The Verizon subsidiary that owns AOL and Yahoo has inked a settlement with New York attorney general Barbara Underwood for violating the Children’s Online Privacy Protection Act (COPPA). Oath has agreed to pay US$4.95 million—the largest-ever COPPA enforcement fine in the US—for conducting billions of auctions for targeted ads on children’s websites. This violation allowed AOL to collect, use and disclose the personal information of users, enabling advertisers to track and serve targeted ads to children.
In addition to the heavy penalty, the company has also agreed to adopt comprehensive reforms to protect children from improper tracking, such as establishing and maintaining a comprehensive COPPA-compliance program, designating an executive or officer to oversee it, providing annual COPPA training for relevant personnel, identifying risks that could result in a violation of COPPA, and retaining an objective, third-party professional to assess the company’s privacy controls.
Oath will also destroy all personal information collected from children in its possession, custody or control.
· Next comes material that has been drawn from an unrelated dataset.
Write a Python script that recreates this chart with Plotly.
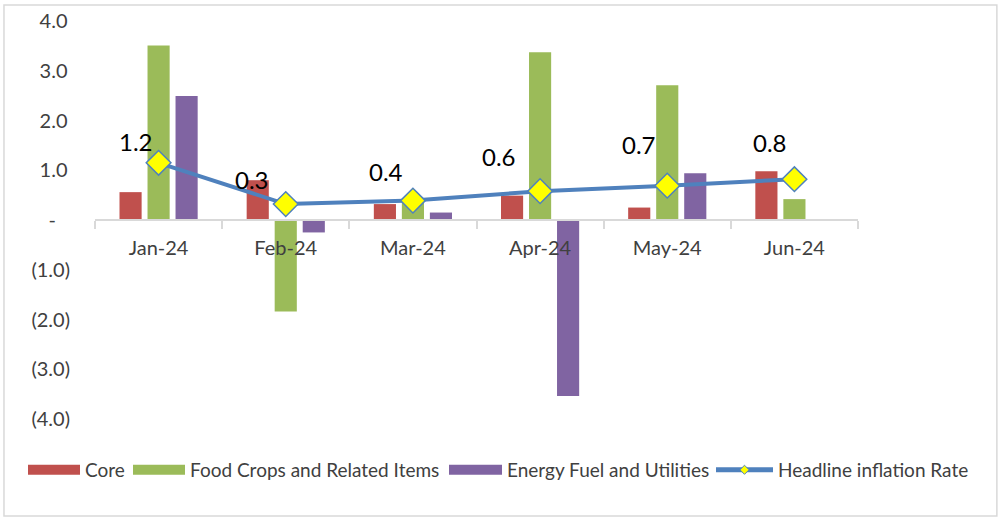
import plotly.graph_objects as go

months = ["Jan-24", "Feb-24", "Mar-24", "Apr-24", "May-24", "Jun-24"]
core = [0.56, 0.80, 0.32, 0.49, 0.25, 0.98]
food = [3.51, -1.84, 0.35, 3.37, 2.71, 0.42]
energy = [2.49, -0.25, 0.15, -3.54, 0.94, None]
headline = [1.15, 0.32, 0.39, 0.58, 0.69, 0.82]
headline_labels = ["1.2", "0.3", "0.4", "0.6", "0.7", "0.8"]

y_tickvals = [4, 3, 2, 1, 0, -1, -2, -3, -4]
y_ticktext = ["4.0\u2009", "3.0\u2009", "2.0\u2009", "1.0\u2009", "-\u2007\u2009",
              "(1.0)", "(2.0)", "(3.0)", "(4.0)"]

C_CORE = "#C0504D"
C_FOOD = "#9BBB59"
C_ENERGY = "#8064A2"
C_LINE = "#4F81BD"
FONT = "Lato"

# label offsets (style only)
label_dx = [-23, -34, -27, -41, -28, -24]
label_dy = [21, 25, 29, 35, 41, 37]

fig = go.Figure()
for name, vals, col in [("Core", core, C_CORE),
                        ("Food Crops and Related Items", food, C_FOOD),
                        ("Energy Fuel and Utilities", energy, C_ENERGY)]:
    fig.add_trace(go.Bar(x=months, y=vals, name=name, marker_color=col,
                         marker_line_width=0, showlegend=False))

fig.add_trace(go.Scatter(x=months, y=headline, mode="lines+markers",
                         name="Headline inflation Rate",
                         line=dict(color=C_LINE, width=4),
                         marker=dict(symbol="diamond", size=19, color="#FFFF00",
                                     line=dict(color=C_LINE, width=1.5)),
                         showlegend=False))

# legend proxies, each in its own legend box
for name, col, lg in [("Core", C_CORE, "legend"),
                      ("Food Crops and Related Items", C_FOOD, "legend2"),
                      ("Energy Fuel and Utilities", C_ENERGY, "legend3")]:
    fig.add_trace(go.Scatter(x=[None], y=[None], mode="lines", name=name,
                             line=dict(color=col, width=12), legend=lg))
fig.add_trace(go.Scatter(x=[None], y=[None], mode="lines+markers",
                         name="Headline inflation Rate", legend="legend4",
                         line=dict(color=C_LINE, width=5),
                         marker=dict(symbol="diamond", size=7, color="#FFFF00",
                                     line=dict(color=C_LINE, width=1))))

for m, v, t, dx, dy in zip(months, headline, headline_labels, label_dx, label_dy):
    fig.add_annotation(x=m, y=v, text=t, showarrow=False, xshift=dx, yshift=dy,
                       font=dict(family=FONT, size=24, color="#000000"))

# outer border
fig.add_shape(type="rect", xref="paper", yref="paper",
              x0=-0.1193, x1=1.182, y0=-0.2437, y1=1.040,
              line=dict(color="#D9D9D9", width=1.5), fillcolor="rgba(0,0,0,0)")

def leg(px, iw=52):
    return dict(orientation="h", x=(px - 95 - 5) / 763, xanchor="left", y=-0.128,
                yanchor="middle", font=dict(family=FONT, size=19, color="#404040"),
                itemwidth=iw, bgcolor="rgba(0,0,0,0)")

fig.update_layout(
    width=1002, height=519,
    margin=dict(l=95, r=144, t=21, b=100, autoexpand=False),
    paper_bgcolor="white", plot_bgcolor="white",
    barmode="group", bargap=0.339, bargroupgap=0.21,
    font=dict(family=FONT, size=20, color="#404040"),
    xaxis=dict(anchor="free", position=0.5, showline=True, linecolor="#D9D9D9",
               linewidth=1.5, ticks="outside", tickson="boundaries", ticklen=8,
               tickcolor="#D9D9D9", tickwidth=1.5, showgrid=False,
               ticklabelstandoff=10,
               tickfont=dict(family=FONT, size=20, color="#404040")),
    yaxis=dict(range=[-4, 4], tickvals=y_tickvals, ticktext=y_ticktext,
               showgrid=False, zeroline=False, showline=False, ticks="",
               ticklabelstandoff=24,
               tickfont=dict(family=FONT, size=20, color="#404040")),
    legend=leg(28), legend2=leg(133), legend3=leg(449, 53), legend4=leg(716, 57),
    showlegend=True,
)

fig.write_html("out.html", config={"displayModeBar": False},
               post_script="document.body.style.margin='0';")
In 2016, Viacom, Hasbro, Mattel and JumpStart Games reached a US$835,000 settlement with New York attorney general Eric Schneiderman over information tracking on children’s websites. And this past January, Hong Kong-based electronic toy maker VTech agreed to pay the US Federal Trade Commission US$650,000 after it suffered a data breach that exposed the personal information of five million customers (more than half were kids).